É justamente essa junção de apetite histórico com a timidez formal que provoca tanto o interesse quanto a limitação dessa investigação. Holanda e Cariry conseguem segurar o filme pelo assunto, sobretudo, mas também pelo carisma de Welles, ou de Arrigo Barnabé, que o interpreta em "Nem Tudo É Verdade".

Algumas decisões parecem inicialmente deslocadas. Por que, por exemplo, inserir imagens de "O Estranho", filme que Welles realizou em 1946, no trecho em que se conta, por áudio, de seus dissabores com a RKO? Depois ainda veremos cenas de "A Dama de Xangai", de 1947, e "Otelo", de 1951, além de uma série de referências a outros filmes, de Welles e de outros autores injustiçados.

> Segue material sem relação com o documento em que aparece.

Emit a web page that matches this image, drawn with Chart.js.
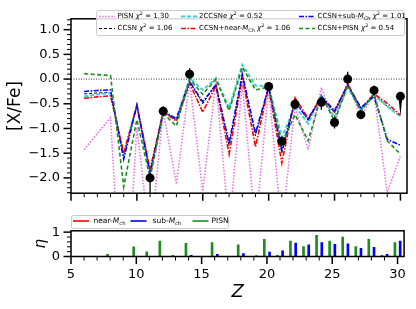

A escolha fica mais clara nos minutos seguintes e encontra o que há de melhor em "A Jangada de Welles". Mais do que investigar a passagem desse gigante do cinema pelo Brasil, os diretores querem pensar de que maneira essa viagem mudou tudo que ele faria depois.

Mas Rogério Sganzerla é um fantasma sempre convocado pelo filme. Helena Ignez é entrevistada com o pôster de "O Signo do Caos" e imagens de Sganzerla em suas paredes.

Ou seja, por linhas mais ou menos tortas, Holanda e Cariry querem pensar os rumos do cinema moderno depois da desventura daquele que realizou o mítico "Cidadão Kane".